## BEGIN
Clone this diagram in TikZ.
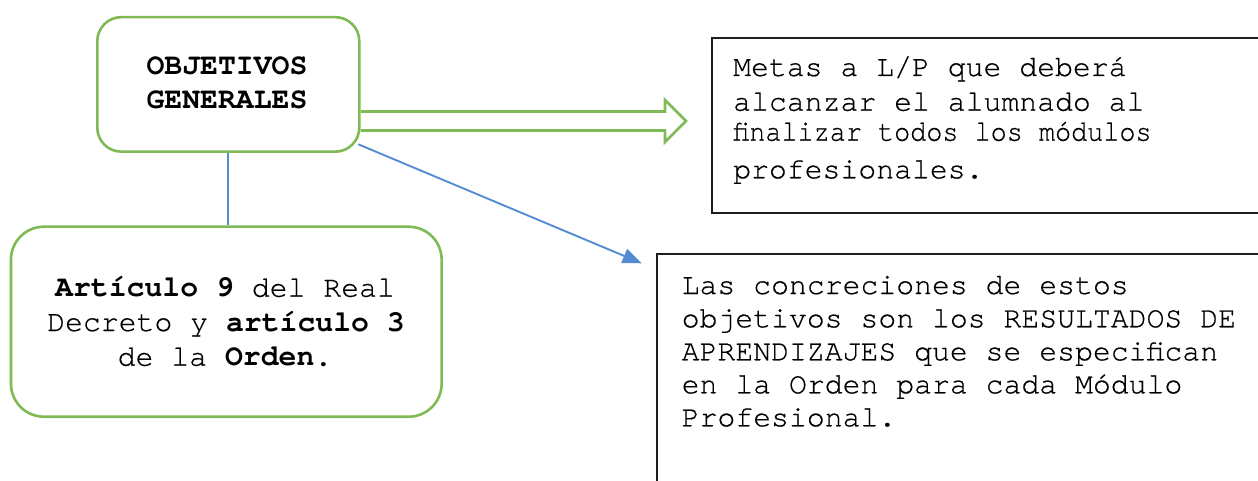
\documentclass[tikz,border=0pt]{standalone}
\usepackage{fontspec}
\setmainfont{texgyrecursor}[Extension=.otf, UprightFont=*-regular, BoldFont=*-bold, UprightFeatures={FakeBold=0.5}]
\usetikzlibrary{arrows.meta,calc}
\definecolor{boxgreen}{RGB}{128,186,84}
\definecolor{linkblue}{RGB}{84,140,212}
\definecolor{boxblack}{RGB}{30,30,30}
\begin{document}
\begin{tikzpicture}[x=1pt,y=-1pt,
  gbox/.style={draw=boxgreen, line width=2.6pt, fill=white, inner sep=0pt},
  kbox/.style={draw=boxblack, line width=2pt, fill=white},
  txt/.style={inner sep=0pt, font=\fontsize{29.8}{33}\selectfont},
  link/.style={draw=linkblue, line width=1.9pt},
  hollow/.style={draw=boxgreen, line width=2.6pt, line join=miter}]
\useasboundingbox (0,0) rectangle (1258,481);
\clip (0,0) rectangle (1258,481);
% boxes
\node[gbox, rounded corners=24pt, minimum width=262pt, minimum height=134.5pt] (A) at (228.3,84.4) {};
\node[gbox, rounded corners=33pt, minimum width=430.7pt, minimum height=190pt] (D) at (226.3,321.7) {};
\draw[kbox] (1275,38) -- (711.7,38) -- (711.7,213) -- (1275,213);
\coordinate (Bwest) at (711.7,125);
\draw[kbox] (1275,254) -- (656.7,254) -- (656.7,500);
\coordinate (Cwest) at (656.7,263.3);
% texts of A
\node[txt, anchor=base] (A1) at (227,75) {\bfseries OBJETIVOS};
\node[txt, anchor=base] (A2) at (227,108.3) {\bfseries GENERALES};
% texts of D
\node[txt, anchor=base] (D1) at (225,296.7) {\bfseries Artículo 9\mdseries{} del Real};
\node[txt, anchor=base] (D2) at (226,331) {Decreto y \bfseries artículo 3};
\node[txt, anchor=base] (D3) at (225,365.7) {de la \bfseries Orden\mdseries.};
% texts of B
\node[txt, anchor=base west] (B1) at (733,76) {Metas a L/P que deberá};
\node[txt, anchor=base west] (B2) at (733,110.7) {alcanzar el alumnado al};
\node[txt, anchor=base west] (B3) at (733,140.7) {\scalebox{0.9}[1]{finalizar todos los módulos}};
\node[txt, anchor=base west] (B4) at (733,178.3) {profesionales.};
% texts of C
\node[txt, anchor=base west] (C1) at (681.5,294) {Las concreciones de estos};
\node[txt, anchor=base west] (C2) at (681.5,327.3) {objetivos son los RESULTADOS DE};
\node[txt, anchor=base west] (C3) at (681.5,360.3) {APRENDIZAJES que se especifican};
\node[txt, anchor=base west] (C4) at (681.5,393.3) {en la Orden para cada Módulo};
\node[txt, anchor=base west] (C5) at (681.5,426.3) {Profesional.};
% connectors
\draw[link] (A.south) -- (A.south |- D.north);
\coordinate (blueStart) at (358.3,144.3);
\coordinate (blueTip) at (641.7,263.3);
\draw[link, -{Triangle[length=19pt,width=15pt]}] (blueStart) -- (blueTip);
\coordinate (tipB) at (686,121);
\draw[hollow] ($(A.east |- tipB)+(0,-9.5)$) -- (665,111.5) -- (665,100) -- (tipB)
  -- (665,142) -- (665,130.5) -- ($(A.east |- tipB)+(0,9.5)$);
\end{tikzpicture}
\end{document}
## END
Given instruction >> Output the lines above in full and exactly as given, omitting any pictures.

Written answer >>
Clone this diagram in TikZ.
\documentclass[tikz,border=0pt]{standalone}
\usepackage{fontspec}
\setmainfont{texgyrecursor}[Extension=.otf, UprightFont=*-regular, BoldFont=*-bold, UprightFeatures={FakeBold=0.5}]
\usetikzlibrary{arrows.meta,calc}
\definecolor{boxgreen}{RGB}{128,186,84}
\definecolor{linkblue}{RGB}{84,140,212}
\definecolor{boxblack}{RGB}{30,30,30}
\begin{document}
\begin{tikzpicture}[x=1pt,y=-1pt,
  gbox/.style={draw=boxgreen, line width=2.6pt, fill=white, inner sep=0pt},
  kbox/.style={draw=boxblack, line width=2pt, fill=white},
  txt/.style={inner sep=0pt, font=\fontsize{29.8}{33}\selectfont},
  link/.style={draw=linkblue, line width=1.9pt},
  hollow/.style={draw=boxgreen, line width=2.6pt, line join=miter}]
\useasboundingbox (0,0) rectangle (1258,481);
\clip (0,0) rectangle (1258,481);
% boxes
\node[gbox, rounded corners=24pt, minimum width=262pt, minimum height=134.5pt] (A) at (228.3,84.4) {};
\node[gbox, rounded corners=33pt, minimum width=430.7pt, minimum height=190pt] (D) at (226.3,321.7) {};
\draw[kbox] (1275,38) -- (711.7,38) -- (711.7,213) -- (1275,213);
\coordinate (Bwest) at (711.7,125);
\draw[kbox] (1275,254) -- (656.7,254) -- (656.7,500);
\coordinate (Cwest) at (656.7,263.3);
% texts of A
\node[txt, anchor=base] (A1) at (227,75) {\bfseries OBJETIVOS};
\node[txt, anchor=base] (A2) at (227,108.3) {\bfseries GENERALES};
% texts of D
\node[txt, anchor=base] (D1) at (225,296.7) {\bfseries Artículo 9\mdseries{} del Real};
\node[txt, anchor=base] (D2) at (226,331) {Decreto y \bfseries artículo 3};
\node[txt, anchor=base] (D3) at (225,365.7) {de la \bfseries Orden\mdseries.};
% texts of B
\node[txt, anchor=base west] (B1) at (733,76) {Metas a L/P que deberá};
\node[txt, anchor=base west] (B2) at (733,110.7) {alcanzar el alumnado al};
\node[txt, anchor=base west] (B3) at (733,140.7) {\scalebox{0.9}[1]{finalizar todos los módulos}};
\node[txt, anchor=base west] (B4) at (733,178.3) {profesionales.};
% texts of C
\node[txt, anchor=base west] (C1) at (681.5,294) {Las concreciones de estos};
\node[txt, anchor=base west] (C2) at (681.5,327.3) {objetivos son los RESULTADOS DE};
\node[txt, anchor=base west] (C3) at (681.5,360.3) {APRENDIZAJES que se especifican};
\node[txt, anchor=base west] (C4) at (681.5,393.3) {en la Orden para cada Módulo};
\node[txt, anchor=base west] (C5) at (681.5,426.3) {Profesional.};
% connectors
\draw[link] (A.south) -- (A.south |- D.north);
\coordinate (blueStart) at (358.3,144.3);
\coordinate (blueTip) at (641.7,263.3);
\draw[link, -{Triangle[length=19pt,width=15pt]}] (blueStart) -- (blueTip);
\coordinate (tipB) at (686,121);
\draw[hollow] ($(A.east |- tipB)+(0,-9.5)$) -- (665,111.5) -- (665,100) -- (tipB)
  -- (665,142) -- (665,130.5) -- ($(A.east |- tipB)+(0,9.5)$);
\end{tikzpicture}
\end{document}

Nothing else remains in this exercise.